Data. It’s all about the data. We want to make more data driven decisions. We want to keep more data so we can make better decisions. We want that data stored cheaply, easily accessible, and quickly ingested. Hadoop promises to help with all those things. However, when you deal with Hadoop on-premises you have a multi-step process to load the data. Azure and WASB to the rescue!
With a typical Hadoop installation you load your data to a staging location then you import it into the Hadoop Distributed File System (HDFS) within a single Hadoop cluster. That data is manipulated, massaged, and transformed. Then you may export some or all of the data back to a non-HDFS system (a SAN, a file share, a website).
What’s different in the cloud? With Azure you have Azure Blob Storage Accounts. Data can be stored there as blobs in any format. That data can be accessed by various applications – including Hadoop without first doing a separate load into HDFS! This is made possible because Microsoft used the public extensions available with HDFS to create the Windows Azure Storage Blobs (WASB) interface between Hadoop and the Azure blob storage. This WASB code is available for any distributor of Hadoop in the Apache source code and it is the default storage system in HDInsight – Microsoft’s Hadoop on Azure PaaS offering. It is also available for Hortonworks HDP on Azure VMs or Cloudera EDH/CDH on Azure VMs with some manual configuration steps.
With WASB you load your data to Azure blobs at any time – whether Hadoop clusters currently exist or not. That way you aren’t paying for Hadoop compute time simply to load data. You spin up one or more clusters, point them at the data sets (yes, multiple clusters pointing to same data!), and run your Hadoop jobs. When you don’t need the system for a while you take down your Hadoop cluster(s) and the data is still there. At any point, whether one or more Hadoop clusters are accessing the data or not, other applications can still access and manipulate the data. For example, you could have data sitting on an Azure storage account that is being added to by a SQL Server Integration Services (SSIS) job. At the same time someone is using Power Query to load that data into PowerPivot while a website inserts new data to the same location.
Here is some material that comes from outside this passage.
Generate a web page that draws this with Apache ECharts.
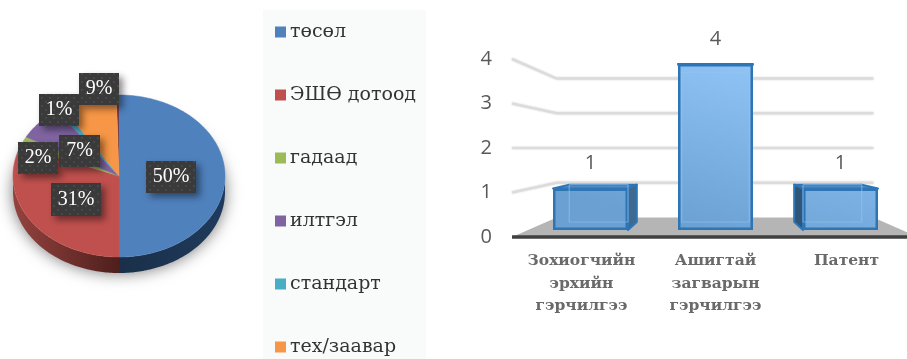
<!DOCTYPE html>
<html><head><meta charset="utf-8">
<style>html,body{margin:0;padding:0;background:#fff}#c{width:907px;height:359px}</style>
<script src="https://cdn.jsdelivr.net/npm/echarts@6/dist/echarts.min.js"></script>
</head><body><div id="c"></div>
<script>
// ---- data ----
const pieCategories = ['төсөл', 'ЭШӨ дотоод', 'гадаад', 'илтгэл', 'стандарт', 'тех/заавар'];
const pieValues = [50, 31, 2, 7, 1, 8.6];
const pieTotal = 100;
const barCategories = ['Зохиогчийн\nэрхийн\nгэрчилгээ', 'Ашигтай\nзагварын\nгэрчилгээ', 'Патент'];
const barValues = [1, 4, 1];
const axisTicks = [0, 1, 2, 3, 4];

// ---- style / layout ----
const pieColors = ['#4f81bd', '#c0504d', '#9bbb59', '#8064a2', '#4bacc6', '#f79646'];
const labelBoxes = [[146,161,50,32],[51,183,50,33],[18,142,40,32],[59,135,41,32],[39,94,40,32],[79,73,40,32]];
const categoryShift = [[0,18,0,0],[0,0,0,0],[0,0,0,12]];
const PIE = {cx:119, cy:176, rx:106, ry:81, depth:16};
const BAR_V = {scale:0.9};
const WALL = {scale:0.78, vx:715};

const ell = (deg, dy) => {
  const a = deg * Math.PI / 180;
  return [PIE.cx + PIE.rx * Math.sin(a), PIE.cy + (dy||0) - PIE.ry * Math.cos(a)];
};
const arcPts = (a0, a1, dy) => {
  const pts = [], n = Math.max(2, Math.ceil(Math.abs(a1 - a0)));
  for (let i = 0; i <= n; i++) pts.push(ell(a0 + (a1 - a0) * i / n, dy));
  return pts;
};
const startAngle = i => pieValues.slice(0, i).reduce((s, v) => s + v, 0) / pieTotal * 360;

const dotCanvas = document.createElement('canvas');
dotCanvas.width = dotCanvas.height = 8;
(() => { const g = dotCanvas.getContext('2d');
  g.fillStyle = '#3a3a3a'; g.fillRect(0,0,8,8);
  g.fillStyle = '#484848'; g.fillRect(1,1,2,2); g.fillRect(5,5,2,2); })();

function renderSlice(params, api) {
  const i = api.value(1);
  const a0 = startAngle(i), a1 = startAngle(i + 1);
  const children = [];
  const s0 = Math.max(a0, 90), s1 = Math.min(a1, 270);
  if (s1 > s0) {
    const top = arcPts(s0, s1, 0), bot = arcPts(s1, s0, PIE.depth);
    const isRed = i === 1;
    children.push({type:'polygon', z2:1, shape:{points: top.concat(bot)},
      style:{fill:{type:'linear',x:0,y:0,x2:1,y2:0,colorStops: isRed
        ? [{offset:0,color:'#94433f'},{offset:1,color:'#4e1f1c'}]
        : [{offset:0,color:'#1a3049'},{offset:1,color:'#1f3a5c'}]}}});
  }
  children.push({type:'polygon', z2:3, shape:{points:[[PIE.cx,PIE.cy]].concat(arcPts(a0,a1,0))},
    style:{fill:pieColors[i], stroke:pieColors[i], lineWidth:0.5}});
  return {type:'group', children};
}

const sliceSeries = pieCategories.map((name, i) => ({
  type:'custom', name, coordinateSystem:'none', silent:true, z:2,
  itemStyle:{color:pieColors[i]}, data:[[pieValues[i], i]], renderItem:renderSlice
}));

const pieBase = {
  type:'custom', name:'pieBase', coordinateSystem:'none', silent:true, z:1, data:[pieTotal],
  renderItem(){
    const rest = startAngle(pieValues.length);
    return {type:'group', children:[
      {type:'polygon', shape:{points:arcPts(0,360,PIE.depth-3)},
       style:{fill:'#ffffff',shadowBlur:16,shadowColor:'rgba(0,0,0,0.55)',shadowOffsetY:3}},
      {type:'polygon', z2:2, shape:{points:[[PIE.cx,PIE.cy]].concat(arcPts(rest,360,0))},
       style:{fill:'#7a2b33'}}
    ]};
  }
};

const pieLabels = {
  type:'custom', name:'pieLabels', coordinateSystem:'none', silent:true, z:5,
  data: pieValues.map((v,i)=>[v,i]),
  renderItem(params, api){
    const i = api.value(1), b = labelBoxes[i];
    return {type:'group', children:[
      {type:'rect', shape:{x:b[0],y:b[1],width:b[2],height:b[3]},
       style:{fill:{image:dotCanvas,repeat:'repeat'},shadowBlur:7,shadowOffsetX:4,shadowOffsetY:4,shadowColor:'rgba(0,0,0,0.45)'}},
      {type:'text', z2:2, style:{x:b[0]+b[2]/2,y:b[1]+b[3]/2,align:'center',verticalAlign:'middle',
        text:Math.round(api.value(0))+'%', fill:'#fff',
        font:'20px "Liberation Serif"'}}
    ]};
  }
};

const wallSeries = {
  type:'custom', name:'wall', xAxisIndex:0, yAxisIndex:0, silent:true, z:1,
  data: axisTicks.map(v=>[0,v]),
  renderItem(params, api){
    const c = params.coordSys, v = api.value(1), fy = api.coord([0,v])[1];
    const vx = WALL.vx, vy = c.y + c.height/2;
    const bx0 = vx + (c.x-vx)*WALL.scale, bx1 = vx + (vx-c.x)*WALL.scale, fx1 = vx + (vx-c.x);
    const by = vy + (fy-vy)*WALL.scale;
    if (v === axisTicks[0]) {
      return {type:'group', children:[
        {type:'polygon', shape:{points:[[c.x,fy],[bx0,by],[bx1,by],[fx1,fy]]}, style:{fill:'#b5b5b5'}},
        {type:'line', z2:2, shape:{x1:c.x,y1:fy,x2:fx1,y2:fy}, style:{stroke:'#404040',lineWidth:3.5}}
      ]};
    }
    return {type:'polyline', shape:{points:[[c.x,fy],[bx0,by],[bx1,by]]},
      style:{fill:null,stroke:'#dcdcdc',lineWidth:2,shadowBlur:2,shadowColor:'rgba(0,0,0,0.25)'}};
  }
};

function barFrame(params, api){
  const c = params.coordSys, i = api.value(0), v = api.value(1);
  const top = api.coord([i,v]), bot = api.coord([i,0]), w = api.size([1,0])[0]*0.6;
  const vx = c.x + c.width/2, vy = bot[1]-80;
  const P = (x,y)=>[vx+(x-vx)*BAR_V.scale, vy+(y-vy)*BAR_V.scale];
  return {top, bot, x0:top[0]-w/2, x1:top[0]+w/2, P};
}

const bar3d = {
  type:'custom', name:'barDepth', xAxisIndex:1, yAxisIndex:1, silent:true, z:2,
  data: barValues.map((v,i)=>[i,v]),
  renderItem(params, api){
    const {top,bot,x0,x1,P} = barFrame(params, api);
    const a=[x0,top[1]], b=[x1,top[1]], d=[x0,bot[1]], e=[x1,bot[1]];
    const A=P(x0,top[1]), B=P(x1,top[1]), D=P(x0,bot[1]), E=P(x1,bot[1]);
    const line = {stroke:'#2e75b6', lineWidth:2, lineJoin:'round'};
    const kids = [
      {type:'polygon', shape:{points:[A,B,E,D]}, style:{fill:'#5f98cf',stroke:'#2e75b6',lineWidth:1}},
      {type:'polygon', z2:1, shape:{points:[a,b,B,A]}, style:Object.assign({fill:'#4f8ac4'},line)}
    ];
    if (B[0] > x1) kids.push({type:'polygon', z2:1, shape:{points:[b,B,E,e]}, style:Object.assign({fill:'#40698f'},line)});
    if (A[0] < x0) kids.push({type:'polygon', z2:1, shape:{points:[a,A,D,d]}, style:Object.assign({fill:'#2f5577'},line)});
    return {type:'group', children:kids};
  }
};

const barInner = {
  type:'custom', name:'barInner', xAxisIndex:1, yAxisIndex:1, silent:true, z:4,
  data: barValues.map((v,i)=>[i,v]),
  renderItem(params, api){
    const {top,bot,x0,x1,P} = barFrame(params, api);
    const l = Math.max(x0, P(x0,0)[0]), r = Math.min(x1, P(x1,0)[0]);
    const yt = P(0,top[1])[1], yb = P(0,bot[1])[1];
    return {type:'polyline', shape:{points:[[l,yt],[r,yt],[r,yb],[l,yb],[l,yt]]},
      style:{fill:null,stroke:'rgba(150,195,235,0.6)',lineWidth:1.2}};
  }
};

const barFront = {
  type:'bar', name:'barFront', xAxisIndex:1, yAxisIndex:1, z:3, barWidth:'60%', silent:true,
  data: barValues,
  itemStyle:{borderColor:'#2e75b6',borderWidth:2.5,
    color:{type:'linear',global:true,x:740,y:64,x2:690,y2:230,colorStops:[{offset:0,color:'#8fc3f5'},{offset:1,color:'#6ba0d3'}]}},
  label:{show:true,position:'top',distance:15,color:'#595959',fontFamily:'Open Sans',fontSize:20}
};

const catLabel = {fontFamily:'DejaVu Serif',fontWeight:'bold',fontSize:15.5,color:'#6a6a6a',lineHeight:22.5};

const option = {
  animation:false,
  backgroundColor:'#ffffff',
  legend:{
    data:pieCategories, orient:'vertical', left:263, top:10, icon:'rect',
    itemWidth:11, itemHeight:11, itemGap:43, align:'left', selectedMode:false,
    backgroundColor:'#f9fafa',
    padding:[12,10,2,12],
    textStyle:{fontFamily:'DejaVu Serif',fontSize:19,lineHeight:20,color:'#333',padding:[0,0,0,-1]}
  },
  grid:[
    {left:512, top:59, right:0, height:178},
    {left:528, top:64, width:375, height:166}
  ],
  xAxis:[
    {type:'category',gridIndex:0,data:barCategories,show:false},
    {type:'category',gridIndex:1,
     data:barCategories.map((n,i)=>({value:n,textStyle:{padding:categoryShift[i]}})),
     axisLine:{show:false},axisTick:{show:false},
     axisLabel:Object.assign({margin:20,interval:0},catLabel)}
  ],
  yAxis:[
    {type:'value',gridIndex:0,min:0,max:4,interval:1,
     axisLine:{show:false},axisTick:{show:false},splitLine:{show:false},
     axisLabel:{margin:20,fontFamily:'Open Sans',fontSize:20,color:'#595959'}},
    {type:'value',gridIndex:1,min:0,max:4,interval:1,show:false,splitLine:{show:false}}
  ],
  series:[pieBase].concat(sliceSeries,[pieLabels,wallSeries,bar3d,barFront,barInner])
};
echarts.init(document.getElementById('c')).setOption(option);
</script></body></html>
Meanwhile your R&D department can be running highly intensive jobs that require a large cluster up for many days or weeks at a time, and your sales team can have a separate, smaller cluster that’s up for a few hours a day – all pointing at the same data!
With this separation of storage and compute you have simplified your data accessibility, reduced data movement and copies, and reduced the time it takes to have your data available! That all adds up to lower costs and a faster, more data-driven time to insight.